Slate is mainly composed of the minerals quartz and muscovite or illite, often along with biotite, chlorite, hematite, and pyrite and, less frequently apatite, graphite, kaolinite, magnetite, tourmaline, or zircon as well as feldspar. Occasionally, as in the purple slates of North Wales, ferrous reduction spheres form around iron nuclei, leaving a light green spotted texture. These spheres are sometimes deformed by a subsequent applied stress field to ovoids, which appear as ellipses when viewed on a cleavage plane of the specimen.

Shist

Schist is a medium-grade metamorphic rock with medium to large, flat, sheet-like grains in a preferred orientation (nearby grains are roughly parallel). It is defined by having more than 50% platy and elongated minerals, often finely interleaved with quartz and feldspar. These lamellar (flat, planar) minerals include micas, chlorite, talc, hornblende, graphite, and others. Quartz often occurs in drawn-out grains to such an extent that a particular form called quartz schist is produced. Schist is often garnetiferous. Schist forms at a higher temperature and has larger grains than phyllite. Geological foliation (metamorphic arrangement in layers) with medium to large grained flakes in a preferred sheetlike orientation is called schistosity.

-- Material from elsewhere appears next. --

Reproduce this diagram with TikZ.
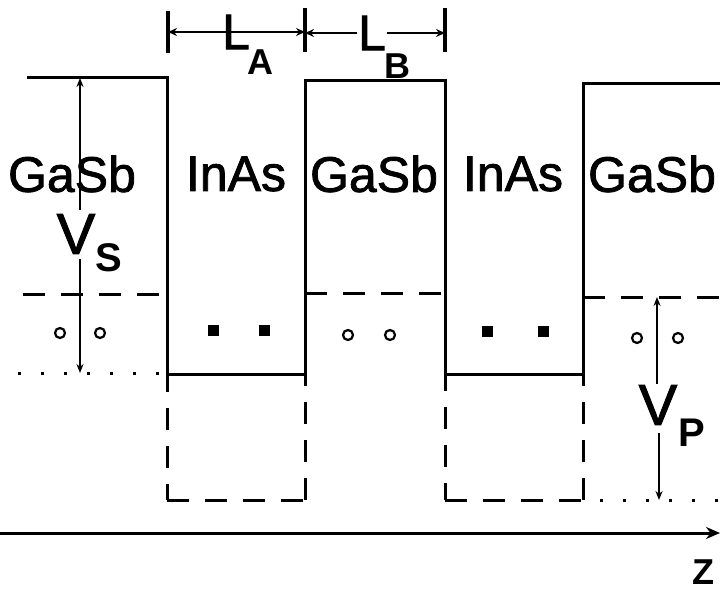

The individual mineral grains in schist, drawn out into flaky scales by heat and pressure, can be seen with the naked eye. Schist is characteristically foliated, meaning that the individual mineral grains split off easily into flakes or slabs. The word schist is derived ultimately from the Greek word σχίζειν schízein meaning "to split", which is a reference to the ease with which schists can be split along the plane in which the platy minerals lie.

Most schists are derived from clays and muds that have passed through a series of metamorphic processes involving the production of shales, slates and phyllites as intermediate steps. Certain schists are derived from fine-grained igneous rocks such as basalts and tuffs.

Schists are frequently used as dimension stone, which is stone that has been selected and fabricated to specific shapes or sizes.